Legacy, Lift, and the Work Ahead
- Kelli Bohannon
- Jul 7
- 2 min read
Honoring the Past to Strategize the Future.
This week, I traveled with a powerful group of changemakers of all ages from Albuquerque to Montgomery, Alabama. We came here not just for a strategy meeting, but for grounding. We're part of an organization dedicated to building capacity and elevating narratives that have long gone unheard or undervalued. And our Executive Director made a thoughtful call: before we start planning, let's start with history. Let's remember what we're standing on.
So, we began with the Legacy Sites.
The Legacy Museum was a profound experience unlike any other. It wasn't just a museum—it was a sacred space. Five hours flew by, and I still felt like I had barely scratched the surface. Each exhibit told the truth. Clearly. Unflinchingly. There was reverence in every detail. And walking through it with my daughter was an emotional journey that I'm still processing. To witness our history told with such depth and dignity, there are no easy words for that—only gratitude.
The next day, we visited the National Memorial for Peace and Justice, also known as the Lynching Memorial. The name doesn't soften the reality—and it shouldn't. That walk was heavy. Each steel monument carried the names of people who were stripped of their humanity by a system built on fear and control. And yet… I also felt immense pride. My people endured. They made way. They held fast to joy, to brilliance, to life. We are here because they were.
And then came the Freedom Monument Sculpture Park. We took a boat to get there. The air felt different. Still, the opening sculpture—the strength in that face—stopped me. The entire site was raw and precise. The railcars that once transported my ancestors in bondage. The dwellings. I felt like it was saying, 'See me.' Know me. Remember me. This is our history, our story, our legacy.

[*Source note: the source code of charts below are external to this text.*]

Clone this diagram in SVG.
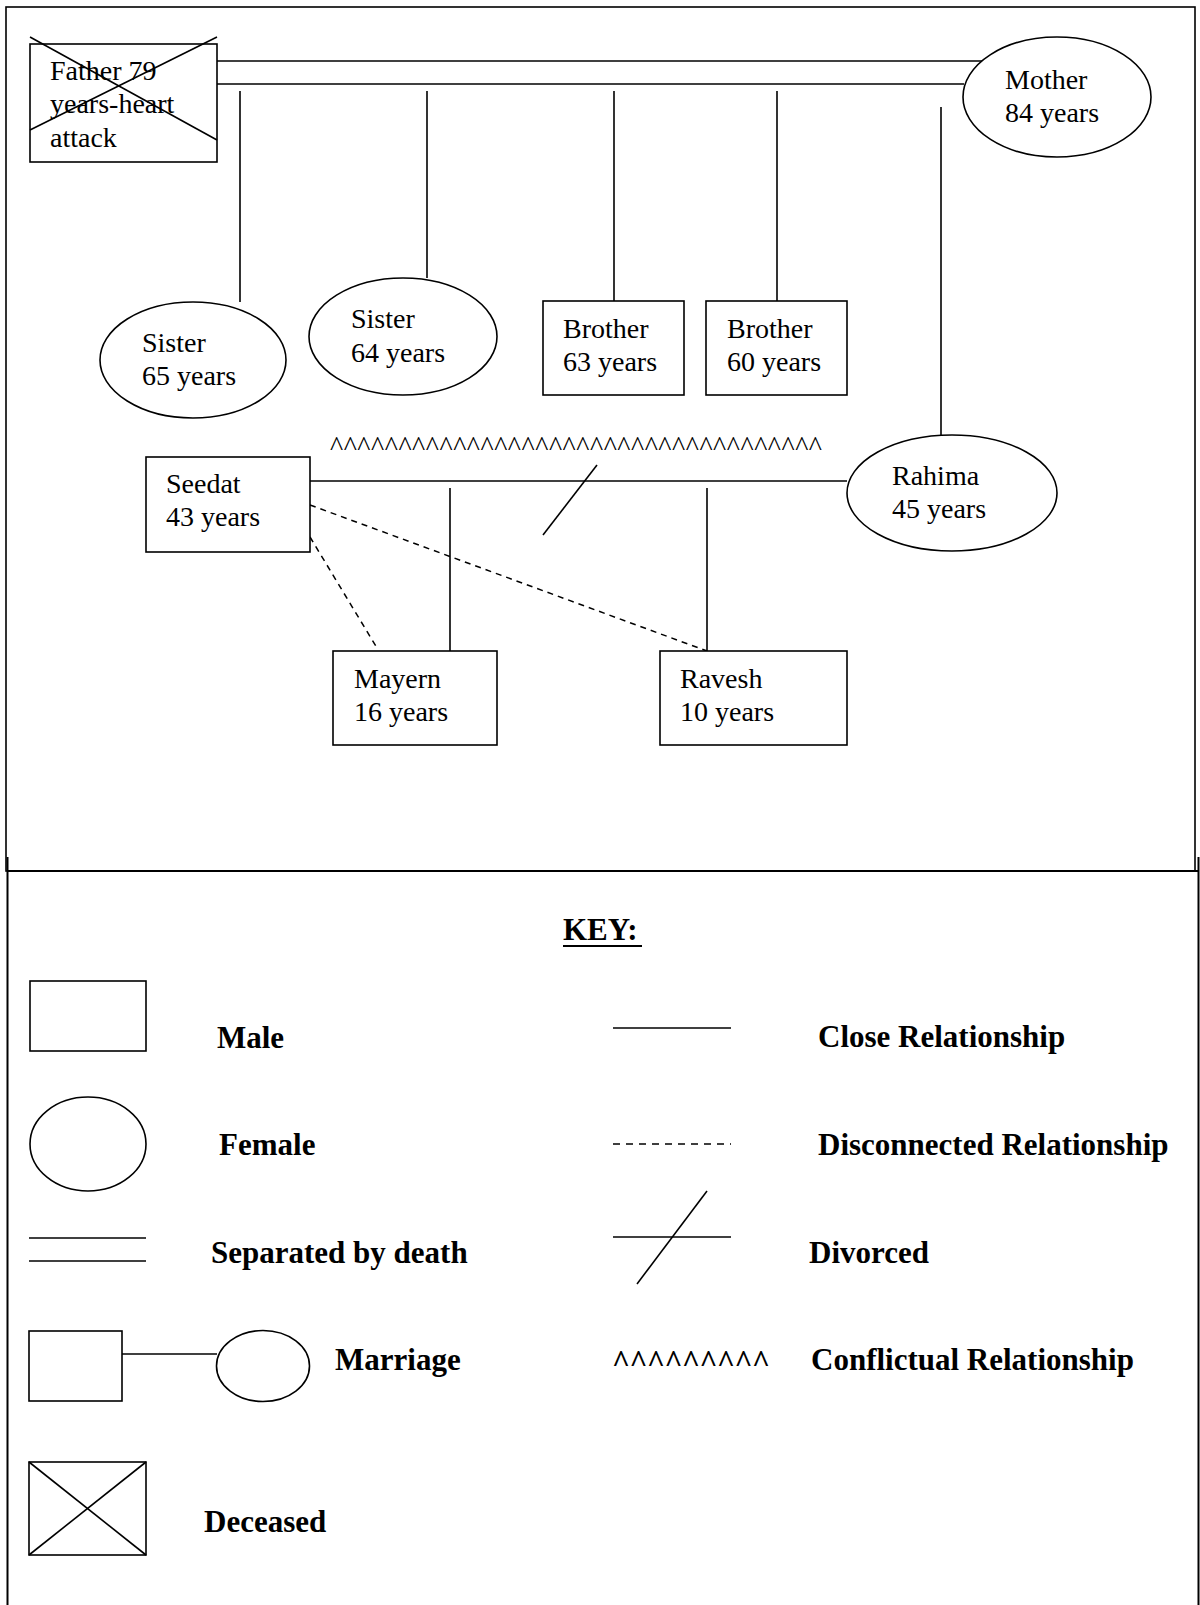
<svg xmlns="http://www.w3.org/2000/svg" width="1200" height="1605" viewBox="0 0 1200 1605">
<style>
  .ln { stroke: #000; stroke-width: 1.6; fill: none; }
  .shape { stroke: #000; stroke-width: 1.6; fill: #fff; }
  .dash { stroke: #000; stroke-width: 1.5; fill: none; stroke-dasharray: 6 5; }
  .t { font-family: "Liberation Serif", "Times New Roman", serif; font-size: 28px; fill: #000; }
  .k { font-family: "Liberation Serif", "Times New Roman", serif; font-size: 31px; font-weight: bold; fill: #000; }
</style>
<rect width="1200" height="1605" fill="#fff"/>

<!-- frames -->
<g id="frames">
  <rect x="6" y="7" width="1189" height="864" class="ln"/>
  <line x1="7.5" y1="857" x2="7.5" y2="1605" stroke="#000" stroke-width="2"/>
  <line x1="1198.5" y1="857" x2="1198.5" y2="1605" stroke="#000" stroke-width="2"/>
  <line x1="7" y1="871" x2="1198" y2="871" stroke="#000" stroke-width="2"/>
</g>

<!-- connectors -->
<g id="connectors">
  <line x1="217" y1="61" x2="987" y2="61" class="ln"/>
  <line x1="217" y1="84" x2="964" y2="84" class="ln"/>
  <line x1="240" y1="91" x2="240" y2="302" class="ln"/>
  <line x1="427" y1="91" x2="427" y2="278" class="ln"/>
  <line x1="614" y1="91" x2="614" y2="301" class="ln"/>
  <line x1="777" y1="91" x2="777" y2="301" class="ln"/>
  <line x1="941" y1="107" x2="941" y2="435" class="ln"/>
  <line x1="310" y1="481" x2="847" y2="481" class="ln"/>
  <line x1="597" y1="465" x2="543" y2="535" class="ln"/>
  <line x1="450" y1="488" x2="450" y2="651" class="ln"/>
  <line x1="707" y1="488" x2="707" y2="651" class="ln"/>
  <line x1="310" y1="505" x2="707" y2="651" class="dash"/>
  <line x1="310" y1="537" x2="377" y2="648" class="dash"/>
  <text x="330" y="455" class="t" textLength="492" lengthAdjust="spacing">^^^^^^^^^^^^^^^^^^^^^^^^^^^^^^^^^^^^</text>
</g>

<!-- nodes -->
<g id="father">
  <rect x="30" y="44" width="187" height="118" class="shape"/>
  <text class="t"><tspan x="50" y="80">Father 79</tspan><tspan x="50" y="113">years-heart</tspan><tspan x="50" y="147">attack</tspan></text>
  <line x1="30" y1="37" x2="217" y2="140" class="ln"/>
  <line x1="217" y1="37" x2="30" y2="130" class="ln"/>
</g>
<g id="mother">
  <ellipse cx="1057" cy="97" rx="94" ry="60" class="shape"/>
  <text class="t"><tspan x="1005" y="89">Mother</tspan><tspan x="1005" y="122">84 years</tspan></text>
</g>
<g id="sister65">
  <ellipse cx="193" cy="360" rx="93" ry="58" class="shape"/>
  <text class="t"><tspan x="142" y="352">Sister</tspan><tspan x="142" y="385">65 years</tspan></text>
</g>
<g id="sister64">
  <ellipse cx="403" cy="336.5" rx="94" ry="58.5" class="shape"/>
  <text class="t"><tspan x="351" y="328">Sister</tspan><tspan x="351" y="362">64 years</tspan></text>
</g>
<g id="brother63">
  <rect x="543" y="301" width="141" height="94" class="shape"/>
  <text class="t"><tspan x="563" y="338">Brother</tspan><tspan x="563" y="371">63 years</tspan></text>
</g>
<g id="brother60">
  <rect x="706" y="301" width="141" height="94" class="shape"/>
  <text class="t"><tspan x="727" y="338">Brother</tspan><tspan x="727" y="371">60 years</tspan></text>
</g>
<g id="seedat">
  <rect x="146" y="457" width="164" height="95" class="shape"/>
  <text class="t"><tspan x="166" y="493">Seedat</tspan><tspan x="166" y="526">43 years</tspan></text>
</g>
<g id="rahima">
  <ellipse cx="952" cy="493" rx="105" ry="58" class="shape"/>
  <text class="t"><tspan x="892" y="485">Rahima</tspan><tspan x="892" y="518">45 years</tspan></text>
</g>
<g id="mayern">
  <rect x="333" y="651" width="164" height="94" class="shape"/>
  <text class="t"><tspan x="354" y="688">Mayern</tspan><tspan x="354" y="721">16 years</tspan></text>
</g>
<g id="ravesh">
  <rect x="660" y="651" width="187" height="94" class="shape"/>
  <text class="t"><tspan x="680" y="688">Ravesh</tspan><tspan x="680" y="721">10 years</tspan></text>
</g>

<!-- key -->
<g id="key">
  <text x="563" y="940" class="k">KEY:</text>
  <line x1="563" y1="946" x2="642" y2="946" stroke="#000" stroke-width="2"/>

  <rect x="30" y="981" width="116" height="70" class="shape"/>
  <text x="217" y="1048" class="k">Male</text>

  <ellipse cx="88" cy="1144" rx="58" ry="47" class="shape"/>
  <text x="219" y="1155" class="k">Female</text>

  <line x1="29" y1="1238" x2="146" y2="1238" class="ln"/>
  <line x1="29" y1="1261" x2="146" y2="1261" class="ln"/>
  <text x="211" y="1263" class="k">Separated by death</text>

  <rect x="29" y="1331" width="93" height="70" class="shape"/>
  <line x1="122" y1="1354" x2="217" y2="1354" class="ln"/>
  <ellipse cx="263" cy="1366" rx="46.5" ry="35.5" class="shape"/>
  <text x="335" y="1370" class="k">Marriage</text>

  <rect x="29" y="1462" width="117" height="93" class="shape"/>
  <line x1="29" y1="1462" x2="146" y2="1555" class="ln"/>
  <line x1="146" y1="1462" x2="29" y2="1555" class="ln"/>
  <text x="204" y="1532" class="k">Deceased</text>

  <line x1="613" y1="1028" x2="731" y2="1028" class="ln"/>
  <text x="818" y="1047" class="k">Close Relationship</text>

  <line x1="613" y1="1144" x2="731" y2="1144" stroke="#000" stroke-width="1.5" stroke-dasharray="7 6"/>
  <text x="818" y="1155" class="k">Disconnected Relationship</text>

  <line x1="613" y1="1237" x2="731" y2="1237" class="ln"/>
  <line x1="707" y1="1191" x2="637" y2="1284" class="ln"/>
  <text x="809" y="1263" class="k">Divorced</text>

  <text x="612" y="1372" class="k" textLength="158" lengthAdjust="spacing">^^^^^^^^^</text>
  <text x="811" y="1370" class="k">Conflictual Relationship</text>
</g>
</svg>
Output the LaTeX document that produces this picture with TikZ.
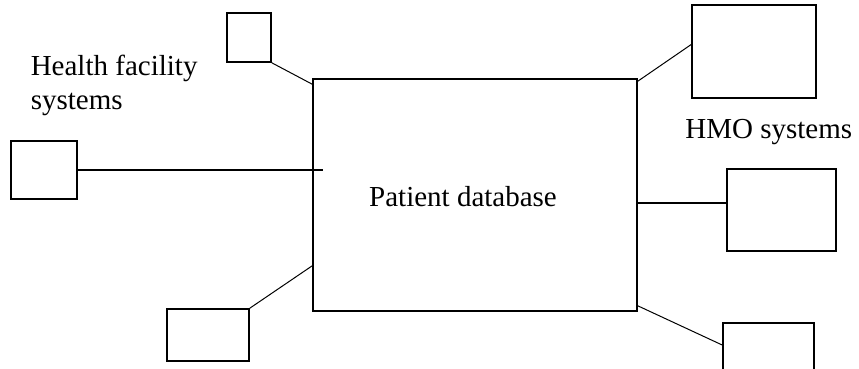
\documentclass[tikz,border=0pt]{standalone}
\usepackage{fontspec}
\setmainfont{Liberation Serif}
\begin{document}
\begin{tikzpicture}[x=1pt,y=-1pt,line width=1.6pt]
    \tikzstyle{box}=[rectangle, draw, inner sep=0pt]
    \tikzstyle{label}=[inner sep=0pt, font=\fontsize{29}{34}\selectfont]
    \useasboundingbox (0,0) rectangle (859,368);

    \node[box, minimum width=324pt, minimum height=232pt] (db) at (475,195) {};
    \node[label] (dbtext) at (463,197) {Patient database};

    \node[box, minimum width=44pt, minimum height=49pt] (tl) at (249,37.5) {};
    \node[box, minimum width=66pt, minimum height=58pt] (lf) at (44,170) {};
    \node[box, minimum width=82pt, minimum height=52pt] (bl) at (208,335) {};
    \node[box, minimum width=124pt, minimum height=93pt] (tr) at (754,51.5) {};
    \node[box, minimum width=109pt, minimum height=82pt] (rt) at (781.5,210) {};
    \node[box, minimum width=91pt, minimum height=52pt] (br) at (768.5,349) {};

    \node[label, anchor=base west, align=left] (health) at (30,109) {Health facility\\systems};
    \node[label, anchor=base east] (hmo) at (853,138) {HMO systems};

    \coordinate (lfend) at (323,170);

    \draw[line width=1pt] (tl.south east) -- ([yshift=-6pt]db.north west);
    \draw (lf.east) -- (lfend);
    \draw[line width=1pt] (bl.north east) -- ([yshift=46pt]db.south west);
    \draw[line width=1pt] ([yshift=-3pt]db.north east) -- ([yshift=7pt]tr.west);
    \draw ([yshift=-8pt]db.east) -- ([yshift=7pt]rt.west);
    \draw[line width=1pt] ([yshift=6pt]db.south east) -- ([yshift=4pt]br.west);
\end{tikzpicture}
\end{document}
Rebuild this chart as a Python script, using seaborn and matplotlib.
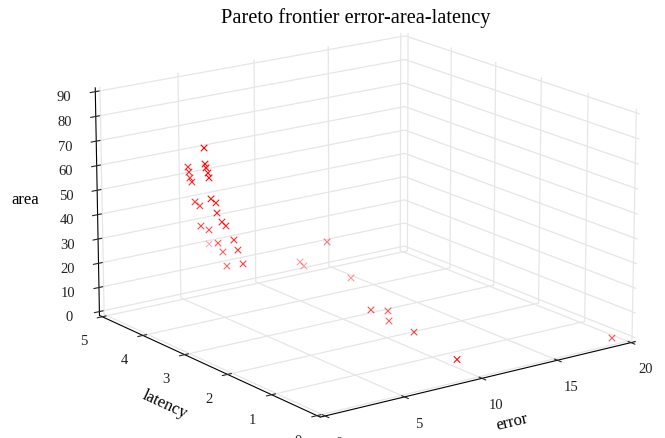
import matplotlib
matplotlib.use('Agg')
import matplotlib.pyplot as plt
import seaborn as sns

error = [1.08, 1.13, 1.19, 1.31, 1.37, 1.39, 1.45, 1.51, 1.63, 1.48, 1.79, 1.81, 2.12, 1.85, 2.16, 2.41, 2.17, 2.68,
         5.37, 3.25, 2.91, 3.16, 3.56, 3.48, 3.81, 8.95, 8.58, 8.84, 10.53, 8.94, 10.06, 10.13, 10.3, 10.42, 19.25]
latency = [3, 3, 3, 3, 3, 3.5, 3.5, 3.5, 3.5, 3, 3, 3.5, 3.5, 3, 3, 3, 3.5, 3.5,
           4.5, 3.5, 3, 3, 3.5, 3, 3.5, 3, 3.5, 3.5, 3, 2, 2, 2, 1.5, 0.6, 0.1]
area = [79.3, 72.9, 71.3, 69.1, 67.1, 68.0, 65.9, 63.5, 61.7, 58.6, 56.6, 53.5, 51.5, 52.5, 48.5, 46.6, 43.3, 41.1,
        24.6, 35.0, 40.3, 35.9, 31.0, 29.9, 24.9, 31.6, 20.2, 18.2, 14.7, 11.3, 9.3, 5.1, 4.2, 0.0, 0.0]

error_ticks = [0, 5, 10, 15, 20]
latency_ticks = [0, 1, 2, 3, 4, 5]
area_ticks = [0, 10, 20, 30, 40, 50, 60, 70, 80, 90]

sns.set_style('white')
plt.rcParams['font.family'] = ['Liberation Serif', 'DejaVu Serif']
plt.rcParams['text.color'] = 'black'
plt.rcParams['axes.labelcolor'] = 'black'

fig = plt.figure(figsize=(6.65, 4.39), dpi=100)
ax = fig.add_axes([0.018, -0.107, 1.04, 1.2], projection='3d')
ax.set_proj_type('persp', focal_length=1.5)
ax.view_init(elev=16.6, azim=-126.1)
ax.set_box_aspect((1, 1, 0.62), zoom=1.10)

ax.set_xlim(-0.3, 20.3)
ax.set_ylim(-0.07, 5.07)
ax.set_zlim(-1.6, 91.6)
ax.set_xticks(error_ticks)
ax.set_yticks(latency_ticks)
ax.set_zticks(area_ticks)

for axis in (ax.xaxis, ax.yaxis, ax.zaxis):
    axis.set_pane_color((1, 1, 1, 0))
    axis.pane.set_edgecolor('none')
    axis._axinfo['grid'].update(color='#e6e6e6', linewidth=0.9)
    axis.line.set_color('black')
    axis._axinfo['tick'].update(inward_factor=0.2, outward_factor=0.15)

ax.scatter(error, latency, area, c='red', marker='x', s=22, linewidths=0.8)

fig.text(0.535, 0.958, 'Pareto frontier error-area-latency', fontsize=14.7, ha='center', va='center')
ax.set_xlabel('error', fontsize=12)
ax.set_ylabel('latency', fontsize=12)
ax.set_zlabel('area', fontsize=12, labelpad=6)
ax.tick_params(labelsize=10.5, labelcolor='#222222')

fig.savefig('out.png', dpi=100)
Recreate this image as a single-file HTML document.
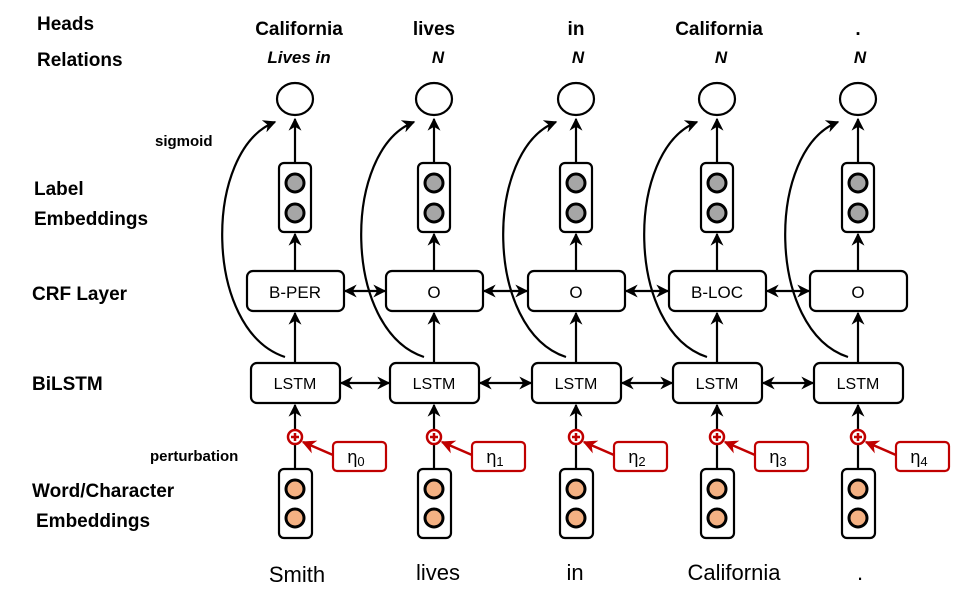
<!DOCTYPE html>
<html><head><meta charset="utf-8"><style>
html,body{margin:0;padding:0;background:#fff;}
svg{display:block;}
text{font-family:"Liberation Sans",sans-serif;}
</style></head><body>
<svg width="978" height="610" viewBox="0 0 978 610" xmlns="http://www.w3.org/2000/svg">
<defs>
<marker id="a" viewBox="0 0 10 10" refX="9" refY="5" markerWidth="13" markerHeight="13" orient="auto-start-reverse" markerUnits="userSpaceOnUse"><path d="M0,0 L10,5 L0,10 L3,5 z" fill="#000"/></marker>
<marker id="r" viewBox="0 0 10 10" refX="9" refY="5" markerWidth="14" markerHeight="14" orient="auto" markerUnits="userSpaceOnUse"><path d="M0,0 L10,5 L0,10 L3,5 z" fill="#c00000"/></marker>
<g id="col" stroke-width="2.2">
<ellipse cx="0" cy="99" rx="18" ry="16" fill="#fff" stroke="#000"/>
<line x1="0" y1="163" x2="0" y2="119" stroke="#000" marker-end="url(#a)"/>
<rect x="-16" y="163" width="32" height="69" rx="5" fill="#fff" stroke="#000"/>
<circle cx="0" cy="183" r="9" fill="#a6a6a6" stroke="#000" stroke-width="3"/>
<circle cx="0" cy="213" r="9" fill="#a6a6a6" stroke="#000" stroke-width="3"/>
<line x1="0" y1="271" x2="0" y2="234" stroke="#000" marker-end="url(#a)"/>
<rect x="-48" y="271" width="97" height="40" rx="6" fill="#fff" stroke="#000"/>
<line x1="0" y1="363" x2="0" y2="313" stroke="#000" marker-end="url(#a)"/>
<rect x="-44" y="363" width="89" height="40" rx="6" fill="#fff" stroke="#000"/>
<path d="M-10,357 C-92,330 -92,150 -20,122" fill="none" stroke="#000" marker-end="url(#a)"/>
<line x1="0" y1="469" x2="0" y2="444" stroke="#000"/>
<line x1="0" y1="430" x2="0" y2="405" stroke="#000" marker-end="url(#a)"/>
<circle cx="0" cy="437" r="7" fill="#fff" stroke="#c00000" stroke-width="2.5"/>
<path d="M-4,437 h8 M0,433 v8" stroke="#c00000" stroke-width="2.5"/>
<line x1="38" y1="455" x2="8" y2="442" stroke="#c00000" stroke-width="2.5" marker-end="url(#r)"/>
<rect x="38" y="442" width="53" height="29" rx="4" fill="#fff" stroke="#c00000"/>
<rect x="-16" y="469" width="33" height="69" rx="5" fill="#fff" stroke="#000"/>
<circle cx="0" cy="489" r="9" fill="#f4b183" stroke="#000" stroke-width="3"/>
<circle cx="0" cy="518" r="9" fill="#f4b183" stroke="#000" stroke-width="3"/>
</g>
</defs>
<use href="#col" x="295"/>
<use href="#col" x="434"/>
<use href="#col" x="576"/>
<use href="#col" x="717"/>
<use href="#col" x="858"/>
<g stroke="#000" stroke-width="2.2">
<line x1="345" y1="291" x2="385" y2="291" marker-start="url(#a)" marker-end="url(#a)"/>
<line x1="484" y1="291" x2="527" y2="291" marker-start="url(#a)" marker-end="url(#a)"/>
<line x1="626" y1="291" x2="668" y2="291" marker-start="url(#a)" marker-end="url(#a)"/>
<line x1="767" y1="291" x2="809" y2="291" marker-start="url(#a)" marker-end="url(#a)"/>
<line x1="341" y1="383" x2="389" y2="383" marker-start="url(#a)" marker-end="url(#a)"/>
<line x1="480" y1="383" x2="531" y2="383" marker-start="url(#a)" marker-end="url(#a)"/>
<line x1="622" y1="383" x2="672" y2="383" marker-start="url(#a)" marker-end="url(#a)"/>
<line x1="763" y1="383" x2="813" y2="383" marker-start="url(#a)" marker-end="url(#a)"/>
</g>
<g font-size="17" text-anchor="middle">
<text x="295" y="298">B-PER</text>
<text x="434" y="298">O</text>
<text x="576" y="298">O</text>
<text x="717" y="298">B-LOC</text>
<text x="858" y="298">O</text>
</g>
<g font-size="16" text-anchor="middle">
<text x="295" y="389">LSTM</text>
<text x="434" y="389">LSTM</text>
<text x="576" y="389">LSTM</text>
<text x="717" y="389">LSTM</text>
<text x="858" y="389">LSTM</text>
</g>
<g font-size="18" text-anchor="middle">
<text x="356" y="463">η<tspan font-size="13" dy="3">0</tspan></text>
<text x="495" y="463">η<tspan font-size="13" dy="3">1</tspan></text>
<text x="637" y="463">η<tspan font-size="13" dy="3">2</tspan></text>
<text x="778" y="463">η<tspan font-size="13" dy="3">3</tspan></text>
<text x="919" y="463">η<tspan font-size="13" dy="3">4</tspan></text>
</g>
<g font-weight="bold" font-size="19" fill="#000">
<text x="37" y="30">Heads</text>
<text x="37" y="66">Relations</text>
<text x="34" y="195">Label</text>
<text x="34" y="225">Embeddings</text>
<text x="32" y="300">CRF Layer</text>
<text x="32" y="390">BiLSTM</text>
<text x="32" y="497">Word/Character</text>
<text x="36" y="527">Embeddings</text>
<text x="155" y="146" font-size="15">sigmoid</text>
<text x="150" y="461" font-size="15">perturbation</text>
</g>
<g font-weight="bold" font-size="19" text-anchor="middle">
<text x="299" y="35">California</text>
<text x="299" y="63" font-style="italic" font-size="17">Lives in</text>
<text x="434" y="35">lives</text>
<text x="438" y="63" font-style="italic" font-size="17">N</text>
<text x="576" y="35">in</text>
<text x="578" y="63" font-style="italic" font-size="17">N</text>
<text x="719" y="35">California</text>
<text x="721" y="63" font-style="italic" font-size="17">N</text>
<text x="858" y="35">.</text>
<text x="860" y="63" font-style="italic" font-size="17">N</text>
</g>
<g font-size="22" text-anchor="middle">
<text x="297" y="582">Smith</text>
<text x="438" y="580">lives</text>
<text x="575" y="580">in</text>
<text x="734" y="580">California</text>
<text x="860" y="580">.</text>
</g>
</svg>
</body></html>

What this volunteer leadership group has shared here, what we've seen, held, cried over, talked through, and debated, will sustain our work far beyond this weekend. Our discussions and debates were intense and thought-provoking, covering a wide range of topics, from historical injustices to current social issues. It will fuel us for the long haul because our work is not abstract; it is tangible. It's personal. It's lived. It's ancestral.
As we now turn to planning, the stakes feel even more real. We don't have the luxury of vague goals or generic strategies. We're building toward liberation. Toward visibility. Toward systems that don't just acknowledge communities—but are shaped with them, for them. Our work is crucial, it's inspiring, and it's worth every effort.
So, for my fellow practitioners:
What keeps you steady when the world keeps shifting?
When did you last feel connected to the reason you started?
What's one thing you don't want to lose sight of, no matter how busy it gets?
This trip has reminded me that this is the work we should honor. Strategy that listens to the past and present. That aligns with truth. That isn't afraid to feel as well as function. Because when strategy meets soul, movements happen.